Contributed by William Gabel

Recent comments (view all 25 comments)

kencmcintyre
kencmcintyre on July 25, 2007 at 11:37 am

331 S. Western doesn’t exist. There’s a building at 327 and another one at 333. The theater is gone.

Joe Vogel
Joe Vogel on July 25, 2007 at 5:44 pm

A large percentage of the cards in the L.A. Library’s California Index do refer to this theatre as the Wilshire Theatre. The name Fox was not used though.
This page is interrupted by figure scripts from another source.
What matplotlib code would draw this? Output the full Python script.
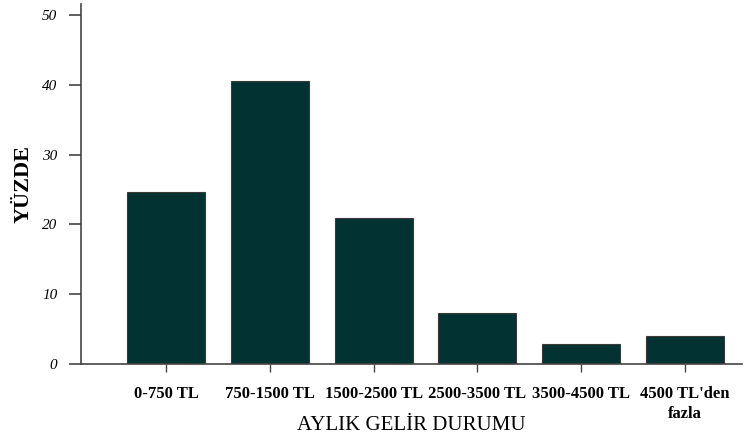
import matplotlib
matplotlib.use('Agg')
import matplotlib.pyplot as plt

categories = ['0-750 TL', '750-1500 TL', '1500-2500 TL', '2500-3500 TL',
              '3500-4500 TL', "4500 TL'den\nfazla"]
values = [24.6, 40.5, 20.9, 7.3, 2.9, 4.0]
yticks = [0, 10, 20, 30, 40, 50]

plt.rcParams['font.family'] = ['Liberation Serif', 'DejaVu Serif']

fig = plt.figure(figsize=(7.46, 4.37), dpi=100)
ax = fig.add_axes([0.1086, 0.167, 0.886, 0.823])

x = range(len(categories))
ax.bar(x, values, width=0.75, color='#023232', edgecolor='#3a3a3a', linewidth=0.8)

ax.set_xlim(-0.82, 5.55)
ax.set_ylim(0, 51.5)
ax.set_yticks(yticks)
ax.set_yticklabels([str(v) for v in yticks], fontstyle='italic', fontsize=11)
ax.set_xticks(list(x))
ax.set_xticklabels(categories, fontweight='bold', fontsize=12, linespacing=1.3)

for s in ['top', 'right']:
    ax.spines[s].set_visible(False)
for s in ['left', 'bottom']:
    ax.spines[s].set_color('#444444')
    ax.spines[s].set_linewidth(1.2)

ax.tick_params(axis='y', direction='out', length=9, width=1.2, color='#444444', pad=8)
ax.tick_params(axis='x', direction='out', length=6, width=1, color='#444444', pad=10)

ax.set_ylabel('YÜZDE', fontweight='bold', fontsize=16, labelpad=6)
ax.set_xlabel('AYLIK GELİR DURUMU', fontsize=15, labelpad=-4)

fig.savefig('out.png', dpi=100)
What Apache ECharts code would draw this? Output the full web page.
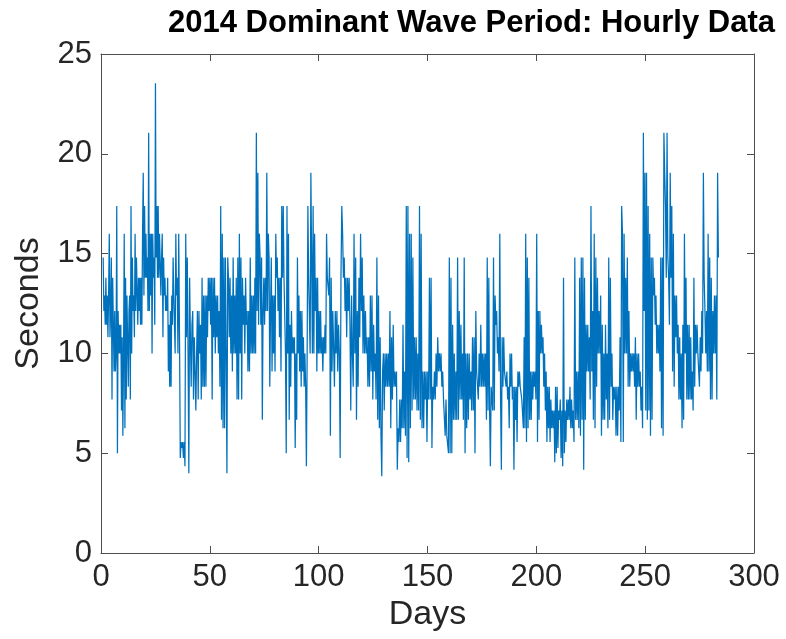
<!DOCTYPE html>
<html>
<head>
<meta charset="utf-8">
<title>2014 Dominant Wave Period</title>
<script src="https://cdn.jsdelivr.net/npm/echarts@6.0.0/dist/echarts.min.js"></script>
<style>
  html, body { margin: 0; padding: 0; background: #fff; }
  #chart { width: 786px; height: 639px; }
</style>
</head>
<body>
<div id="chart"></div>
<script>
// Dominant wave period (s), hourly buoy record for 2014, grouped into ~35-day blocks.
const periodDays01to35 = [
  14.81, 12.12, 12.90, 11.43, 13.79, 11.43, 12.90, 10.81, 12.90, 16.00, 10.81, 12.12,
  14.81, 7.69, 13.79, 13.79, 9.09, 12.12, 9.09, 10.00, 17.39, 5.00,
  12.12, 10.00, 11.43, 10.00, 11.43, 7.14, 10.81, 5.88, 10.00, 16.00, 6.25,
  13.79, 7.69, 12.90, 12.90, 8.33, 12.12, 12.90, 7.69, 17.39, 10.00,
  14.81, 12.12, 12.90, 10.81, 16.00, 12.12, 14.81, 14.81, 11.43, 13.79, 12.12,
  13.79, 11.43, 13.79, 11.43, 16.00, 19.05, 12.90, 17.39, 13.79, 16.00, 13.79,
  14.81, 12.12, 21.05, 12.12, 16.00, 12.90, 16.00, 10.00, 16.00, 13.79, 14.81, 11.43,
  23.53, 14.81, 17.39, 13.79, 17.39, 13.79, 16.00, 16.00, 12.90, 14.81, 16.00, 10.81,
  14.81, 12.90, 13.79, 12.12, 12.90, 12.12, 13.79, 9.09, 11.43, 8.33, 12.12, 8.33,
  12.90, 11.43, 14.81, 12.90, 12.90, 10.00, 16.00, 12.90
];
const periodDays35to70 = [
  13.79, 10.00, 16.00, 10.81, 4.76, 5.56, 5.26, 5.56, 4.76, 5.56, 4.35,
  16.00, 10.81, 14.81, 10.00, 4.00, 13.79, 10.81, 8.33, 11.43, 12.12, 7.69, 10.81,
  9.09, 7.14, 10.00, 12.12, 7.69, 12.12, 10.00, 11.43, 7.69, 13.79, 8.33,
  12.90, 8.33, 12.90, 8.33, 12.90, 10.81, 13.79, 12.12, 13.79, 11.43, 13.79, 7.69,
  13.79, 10.81, 13.79, 10.00, 12.90, 10.81, 12.90, 10.00, 12.12, 8.33,
  17.39, 6.67, 16.00, 6.25, 14.81, 6.25, 14.81, 10.00, 4.00, 14.81,
  13.79, 10.81, 13.79, 10.00, 12.90, 9.09, 14.81, 10.00, 12.90, 10.00,
  13.79, 7.69, 14.81, 7.69, 16.00, 10.00, 14.81, 7.69, 13.79, 11.43,
  12.90, 10.00, 13.79, 11.43, 12.12, 9.09, 12.12, 9.09, 14.81, 10.00, 12.90, 10.00
];
const periodDays70to105 = [
  12.90, 10.00, 13.79, 10.00, 21.05, 12.12, 19.05, 11.43, 16.00, 14.81, 11.43, 14.81,
  6.67, 12.12, 13.79, 11.43, 13.79, 12.12, 19.05, 12.12, 16.00, 14.81, 8.33, 12.12,
  14.81, 9.09, 12.90, 10.00, 12.90, 9.09, 16.00, 13.79, 14.81, 12.12, 13.79, 10.81,
  13.79, 9.09, 17.39, 13.79, 17.39, 13.79, 13.79, 10.00, 5.00, 17.39, 10.00,
  16.00, 6.67, 11.43, 8.33, 12.12, 10.00, 10.81, 10.00, 10.81, 5.26, 10.00, 6.67,
  14.81, 10.00, 12.90, 9.09, 12.12, 8.33, 12.12, 9.09, 10.81, 8.33, 10.00, 8.33,
  4.35, 10.00, 17.39, 13.79, 13.79, 10.00, 19.05, 14.81, 10.00, 17.39, 10.00,
  16.00, 12.12, 13.79, 9.09, 13.79, 10.00, 12.12, 10.00, 12.12, 10.00,
  10.81, 9.09, 10.81, 10.00, 11.43, 10.00, 16.00, 13.79, 13.79, 12.90
];
const periodDays105to141 = [
  14.81, 5.88, 13.79, 9.09, 12.12, 12.12, 8.33, 12.12, 10.00, 12.12, 9.09, 11.43, 10.00,
  4.76, 13.79, 17.39, 16.00, 13.79, 14.81, 12.12, 13.79, 10.81, 13.79, 12.12,
  13.79, 11.43, 7.14, 12.90, 10.00, 8.33, 16.00, 10.00, 14.81, 6.67, 12.12, 8.33,
  13.79, 10.81, 16.00, 12.12, 14.81, 10.00, 12.90, 10.00, 12.12, 10.00,
  10.81, 8.33, 10.81, 8.33, 12.90, 9.09, 12.90, 7.69, 11.43, 9.09, 10.00, 7.69,
  14.81, 6.67, 12.90, 6.25, 10.81, 5.88, 3.85, 9.09, 10.00, 7.14, 10.00, 8.33,
  10.00, 8.33, 10.00, 8.33, 12.12, 6.25, 10.81, 7.69, 11.43, 8.33, 9.09, 8.33,
  9.09, 4.17, 6.25, 5.56, 7.69, 5.56, 7.69, 6.25, 11.43, 6.25, 9.09, 5.88, 17.39, 4.76
];
const periodDays141to176 = [
  17.39, 4.55, 16.00, 6.25, 16.00, 7.14, 14.81, 7.69, 10.81, 7.69, 10.81, 7.14,
  10.00, 7.14, 17.39, 6.67, 16.00, 6.25, 9.09, 6.25, 9.09, 7.69, 9.09, 5.56,
  9.09, 7.69, 13.79, 7.69, 13.79, 5.26, 8.33, 7.69, 9.09, 7.69, 10.00, 8.33,
  10.81, 9.09, 10.00, 9.09, 10.00, 8.33, 9.09, 7.69, 7.69, 5.88, 7.69, 5.88,
  5.88, 5.00, 14.81, 5.00, 13.79, 5.00, 11.43, 6.67, 10.00, 6.67, 9.09, 6.67,
  14.81, 6.67, 12.12, 7.69, 11.43, 7.69, 10.00, 6.67, 14.81, 5.00, 10.00, 6.25,
  10.00, 6.67, 10.00, 7.69, 9.09, 7.14, 10.81, 7.14, 10.81, 5.00, 12.12, 9.09,
  9.09, 7.69, 10.00, 8.33, 11.43, 8.33, 10.00, 8.33
];
const periodDays176to211 = [
  10.00, 8.33, 10.00, 6.67, 14.81, 7.14, 13.79, 7.14, 4.35, 8.33, 8.33, 7.14,
  14.81, 7.14, 12.90, 11.43, 12.12, 10.00, 10.81, 9.09, 16.00, 7.69, 4.17,
  10.81, 8.33, 10.81, 9.09, 9.09, 8.33, 9.09, 7.69, 8.33, 6.25, 10.00, 8.33,
  10.00, 7.69, 8.33, 4.17, 8.33, 6.67, 8.33, 5.56, 9.09, 8.33, 9.09, 8.33,
  8.33, 7.69, 7.69, 6.25, 10.81, 6.25, 16.00, 5.56, 14.81, 6.25, 13.79, 6.67,
  9.09, 6.67, 9.09, 7.69, 9.09, 8.33, 9.09, 7.69, 16.00, 5.56, 12.12, 6.67,
  12.12, 10.00, 11.43, 10.00, 10.81, 8.33, 10.00, 7.14, 9.09, 5.56, 8.33, 6.25,
  8.33, 5.56, 7.69, 6.25, 7.14, 6.25, 7.14, 4.55, 8.33, 5.00, 8.33, 5.26, 7.14, 6.67
];
const periodDays211to247 = [
  7.69, 4.76, 7.14, 4.35, 13.79, 5.00, 7.14, 5.56, 7.69, 6.67, 7.69, 6.67,
  8.33, 6.25, 7.69, 6.25, 7.14, 5.56, 14.81, 6.67, 9.09, 6.67, 9.09, 6.25,
  13.79, 5.88, 14.81, 6.67, 14.81, 4.17, 13.79, 6.67, 11.43, 9.09, 11.43, 9.09,
  10.81, 7.69, 17.39, 9.09, 12.12, 6.67, 16.00, 6.25, 14.81, 8.33, 13.79, 10.00,
  12.12, 10.00, 12.90, 5.88, 11.43, 6.67, 10.00, 6.67, 11.43, 7.69, 10.00, 6.25,
  14.81, 6.67, 13.79, 8.33, 10.00, 6.67, 8.33, 7.69, 8.33, 5.88, 8.33, 5.88,
  8.33, 7.14, 10.81, 5.56, 17.39, 16.00, 5.56, 16.00, 10.00, 13.79, 10.00,
  14.81, 8.33, 12.12, 8.33, 10.00, 9.09, 10.00, 9.09, 10.00, 8.33, 10.81, 6.67, 10.00, 8.33
];
const periodDays247to284 = [
  10.00, 8.33, 9.09, 7.14, 8.33, 6.25, 21.05, 12.12, 19.05, 7.14, 19.05, 6.67,
  17.39, 7.14, 16.00, 5.88, 14.81, 6.67, 14.81, 12.90, 13.79, 11.43, 12.90, 10.00,
  11.43, 10.00, 11.43, 9.09, 14.81, 6.25, 14.81, 5.88, 21.05, 19.05, 17.39, 13.79,
  21.05, 14.81, 13.79, 11.43, 19.05, 13.79, 17.39, 9.09, 16.00, 8.33, 12.90, 10.81,
  12.90, 10.00, 11.43, 7.69, 10.81, 7.69, 10.00, 6.25, 11.43, 6.67, 16.00, 10.00,
  13.79, 7.69, 11.43, 7.69, 11.43, 7.69, 10.81, 7.69, 9.09, 7.14, 13.79, 8.33,
  11.43, 10.00, 11.43, 10.00, 10.00, 8.33, 10.81, 9.09, 12.12, 10.00, 19.05, 13.79,
  12.12, 10.00, 12.12, 9.09, 16.00, 9.09, 14.81, 7.69, 13.79, 7.69, 12.12, 10.00,
  12.90, 10.00, 12.90, 7.69, 19.05, 14.81
];

// First and last day covered by each block above.
const blockDays = [[1, 35], [35, 70], [70, 105], [105, 141], [141, 176], [176, 211], [211, 247], [247, 284]];
const blocks = [periodDays01to35, periodDays35to70, periodDays70to105, periodDays105to141,
                periodDays141to176, periodDays176to211, periodDays211to247, periodDays247to284];

// Axis ticks
const dayTicks = [0, 50, 100, 150, 200, 250, 300];
const secondTicks = [0, 5, 10, 15, 20, 25];

// Spread the readings of each block evenly over its days.
const series = [];
blocks.forEach((vals, k) => {
  const [d0, d1] = blockDays[k];
  const step = (d1 - d0) / vals.length;
  vals.forEach((v, i) => series.push([d0 + i * step, v]));
});

const FONT = '"Liberation Sans", Arial, Helvetica, sans-serif';
const INK = '#262626';
const AXIS = '#4d4d4d';

const boxAxis = (position, min, max, interval, showLabel, extra) => Object.assign({
  type: 'value',
  position: position,
  min: min,
  max: max,
  interval: interval,
  axisLine: { show: true, onZero: false, lineStyle: { color: AXIS, width: 1 } },
  axisTick: { show: true, inside: true, length: 7, lineStyle: { color: AXIS, width: 1 } },
  splitLine: { show: false },
  axisLabel: { show: showLabel, fontFamily: FONT, fontSize: 31, color: INK, margin: 9,
               showMinLabel: true, showMaxLabel: true }
}, extra || {});

const chart = echarts.init(document.getElementById('chart'), null, { renderer: 'canvas' });
chart.setOption({
  animation: false,
  backgroundColor: '#ffffff',
  title: {
    text: '2014 Dominant Wave Period: Hourly Data',
    left: 163,
    top: 3,
    textStyle: { fontFamily: FONT, fontSize: 31, fontWeight: 'bold', color: '#000000' }
  },
  grid: { left: 101, right: 32, top: 54, bottom: 86, containLabel: false },
  xAxis: [
    boxAxis('bottom', dayTicks[0], dayTicks[dayTicks.length - 1], 50, true, {
      name: 'Days', nameLocation: 'middle', nameGap: 42,
      nameTextStyle: { fontFamily: FONT, fontSize: 34, color: INK }
    }),
    boxAxis('top', dayTicks[0], dayTicks[dayTicks.length - 1], 50, false)
  ],
  yAxis: [
    boxAxis('left', secondTicks[0], secondTicks[secondTicks.length - 1], 5, true, {
      name: 'Seconds', nameLocation: 'middle', nameGap: 55,
      nameTextStyle: { fontFamily: FONT, fontSize: 34, color: INK }
    }),
    boxAxis('right', secondTicks[0], secondTicks[secondTicks.length - 1], 5, false)
  ],
  series: [{
    type: 'line',
    xAxisIndex: 0,
    yAxisIndex: 0,
    data: series,
    showSymbol: false,
    symbol: 'none',
    smooth: false,
    lineStyle: { color: '#0072BD', width: 1.25 }
  }]
});
</script>
</body>
</html>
The West Coast Circuit did not become Fox-West Coast until several years after this theatre opened, and the Fox name was not put on any of the circuit’s theatres until 1929. I don’t know in what year the Wilshire was renamed the Embassy, but it must have been before 1930 when Fox opened its new Wilshire Theatre in Beverly Hills.

kencmcintyre
kencmcintyre on August 5, 2007 at 5:59 pm

The Wilshire theater is on the left in this 1924 photo from the USC archive:
http://tinyurl.com/ysyfpx

kencmcintyre
kencmcintyre on August 14, 2007 at 8:21 pm

Listed as the Fox Embassy in the 1942 city directory. Address was 329 S. Western Avenue.

Art1956
Art1956 on June 5, 2008 at 7:26 am

I saw the double feature of Fantastic Voyage and Do Not Disturb there in 1966.Nice theatre.

William
William on June 17, 2008 at 8:53 pm

In 1933 it was known as the Embassy Theatre.

kencmcintyre
kencmcintyre on January 1, 2009 at 3:20 pm

From the LA Times, 2/12/37:

Theater Booth Fire Fatal to Trapped Girl Cashier

Miss Betty Wallace, 18, died yesterday in Cedars of Lebanon Hospital from injuries suffered Wednesday night when her dress caught fire in the tiny ticket booth at the Embassy Theater, 331 S. Western Avenue. Scores of people gathered outside the theater to attend a bank night drawing were unable to help, as Miss Wallace’s dress, ignited by an electric stove, became a pillar of flame.

Joe Vogel
Joe Vogel on August 22, 2011 at 3:40 am

The Los Angeles County Assessor’s office says that the building on this site was built in 1921. In Google’s satellite view, the auditorium roof appears to be partly intact. Comparing it with a 1948 view at Historic Aerials, it looks as though only about the rear third of the building has actually been demolished.